• [TASK TO CARRY OUT] Repeat the material below word for word and leave out all pictures.

= = = =

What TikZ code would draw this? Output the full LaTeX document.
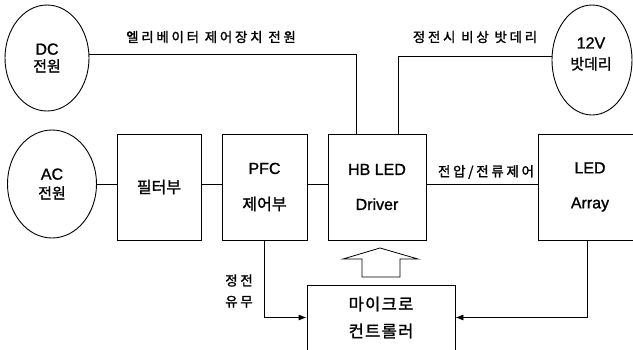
\documentclass[tikz,border=0pt]{standalone}
\usepackage{fontspec}
\setmainfont[FakeBold=1.2]{Liberation Sans}
\newfontfamily\ko[FakeBold=1.5]{Noto Sans CJK KR}
\newfontfamily\kosp[FakeBold=1.5,LetterSpace=20]{Noto Sans CJK KR}
\newfontfamily\komc[FakeBold=1.5,LetterSpace=8]{Noto Sans CJK KR}
\usetikzlibrary{shapes.geometric,arrows.meta}
\begin{document}
\begin{tikzpicture}[x=1pt,y=-1pt,line width=0.8pt,
  ell/.style={draw,ellipse,inner sep=0pt,align=center,line width=0.9pt,font=\fontsize{16}{18}\selectfont},
  blk/.style={draw,rectangle,inner sep=0pt,align=center,minimum height=106pt,font=\fontsize{16}{18}\selectfont},
  lbl/.style={inner sep=0pt,align=center,font=\kosp\fontsize{13.5}{15}\selectfont},
  arr/.style={-{Latex[length=8pt,width=6pt]}}]
\useasboundingbox (0,0) rectangle (633,349);
% sources
\node[ell,minimum width=84pt,minimum height=106pt] (dc) at (47,58) {DC\\[-1pt]{\ko\fontsize{15}{18}\selectfont 전원}};
\node[ell,minimum width=89pt,minimum height=108pt] (ac) at (52,184) {AC\\[1pt]{\ko\fontsize{15}{18}\selectfont 전원}};
\node[ell,minimum width=80pt,minimum height=110pt] (bat) at (592,60) {};
\node[inner sep=0pt,align=center,font=\fontsize{16}{18}\selectfont] (battxt) at (591,54) {12V\\[3pt]{\ko\fontsize{15}{18}\selectfont 밧데리}};
% blocks
\node[blk,minimum width=84pt] (flt) at (159,187) {\ko\fontsize{16}{18}\selectfont 필터부};
\node[blk,minimum width=85pt] (pfc) at (264.5,187) {PFC\\[18pt]{\ko 제어부}};
\node[blk,minimum width=98pt] (hb) at (377,187) {HB LED\\[17pt]Driver};
\node[blk,minimum width=104pt] (led) at (590,187) {LED\\[17pt]Array};
\node[draw,rectangle,inner sep=0pt,align=center,minimum width=148pt,minimum height=65pt,font=\komc\fontsize{16.5}{18}\selectfont] (mc) at (381,317.5) {마이크로\\[9pt]컨트롤러};
% labels
\node[lbl] (l1) at (211,37) {엘리베이터 제어장치 전원};
\node[lbl] (l2) at (475,37) {정전시 비상 밧데리};
\node[lbl] (l3) at (486,172) {전압/전류제어};
\node[lbl] (l4) at (239,291) {정전\\[6pt]유무};
% connectors
\coordinate (hbA) at (356,134);
\coordinate (hbB) at (398,134);
\coordinate (ledS) at (587,240);
\draw (dc.5) -- (dc.5 -| hbA) -- (hbA);
\draw (bat.175) -- (bat.175 -| hbB) -- (hbB);
\draw (ac.east) -- (ac.east -| flt.west);
\draw (flt.east |- ac.east) -- (pfc.west |- ac.east);
\draw (pfc.east |- ac.east) -- (hb.west |- ac.east);
\draw (hb.east |- ac.east) -- (led.west |- ac.east);
\draw[arr] (pfc.south) |- (mc.west);
\draw[arr] (ledS) |- (mc.east);
% hollow arrow
\draw[fill=white] (362,277) -- (362,259) -- (343,259) -- (380,248) -- (418,259) -- (400,259) -- (400,277) -- cycle;
\end{tikzpicture}
\end{document}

= = = =

• [TASK RESPONSE]
What TikZ code would draw this? Output the full LaTeX document.
\documentclass[tikz,border=0pt]{standalone}
\usepackage{fontspec}
\setmainfont[FakeBold=1.2]{Liberation Sans}
\newfontfamily\ko[FakeBold=1.5]{Noto Sans CJK KR}
\newfontfamily\kosp[FakeBold=1.5,LetterSpace=20]{Noto Sans CJK KR}
\newfontfamily\komc[FakeBold=1.5,LetterSpace=8]{Noto Sans CJK KR}
\usetikzlibrary{shapes.geometric,arrows.meta}
\begin{document}
\begin{tikzpicture}[x=1pt,y=-1pt,line width=0.8pt,
  ell/.style={draw,ellipse,inner sep=0pt,align=center,line width=0.9pt,font=\fontsize{16}{18}\selectfont},
  blk/.style={draw,rectangle,inner sep=0pt,align=center,minimum height=106pt,font=\fontsize{16}{18}\selectfont},
  lbl/.style={inner sep=0pt,align=center,font=\kosp\fontsize{13.5}{15}\selectfont},
  arr/.style={-{Latex[length=8pt,width=6pt]}}]
\useasboundingbox (0,0) rectangle (633,349);
% sources
\node[ell,minimum width=84pt,minimum height=106pt] (dc) at (47,58) {DC\\[-1pt]{\ko\fontsize{15}{18}\selectfont 전원}};
\node[ell,minimum width=89pt,minimum height=108pt] (ac) at (52,184) {AC\\[1pt]{\ko\fontsize{15}{18}\selectfont 전원}};
\node[ell,minimum width=80pt,minimum height=110pt] (bat) at (592,60) {};
\node[inner sep=0pt,align=center,font=\fontsize{16}{18}\selectfont] (battxt) at (591,54) {12V\\[3pt]{\ko\fontsize{15}{18}\selectfont 밧데리}};
% blocks
\node[blk,minimum width=84pt] (flt) at (159,187) {\ko\fontsize{16}{18}\selectfont 필터부};
\node[blk,minimum width=85pt] (pfc) at (264.5,187) {PFC\\[18pt]{\ko 제어부}};
\node[blk,minimum width=98pt] (hb) at (377,187) {HB LED\\[17pt]Driver};
\node[blk,minimum width=104pt] (led) at (590,187) {LED\\[17pt]Array};
\node[draw,rectangle,inner sep=0pt,align=center,minimum width=148pt,minimum height=65pt,font=\komc\fontsize{16.5}{18}\selectfont] (mc) at (381,317.5) {마이크로\\[9pt]컨트롤러};
% labels
\node[lbl] (l1) at (211,37) {엘리베이터 제어장치 전원};
\node[lbl] (l2) at (475,37) {정전시 비상 밧데리};
\node[lbl] (l3) at (486,172) {전압/전류제어};
\node[lbl] (l4) at (239,291) {정전\\[6pt]유무};
% connectors
\coordinate (hbA) at (356,134);
\coordinate (hbB) at (398,134);
\coordinate (ledS) at (587,240);
\draw (dc.5) -- (dc.5 -| hbA) -- (hbA);
\draw (bat.175) -- (bat.175 -| hbB) -- (hbB);
\draw (ac.east) -- (ac.east -| flt.west);
\draw (flt.east |- ac.east) -- (pfc.west |- ac.east);
\draw (pfc.east |- ac.east) -- (hb.west |- ac.east);
\draw (hb.east |- ac.east) -- (led.west |- ac.east);
\draw[arr] (pfc.south) |- (mc.west);
\draw[arr] (ledS) |- (mc.east);
% hollow arrow
\draw[fill=white] (362,277) -- (362,259) -- (343,259) -- (380,248) -- (418,259) -- (400,259) -- (400,277) -- cycle;
\end{tikzpicture}
\end{document}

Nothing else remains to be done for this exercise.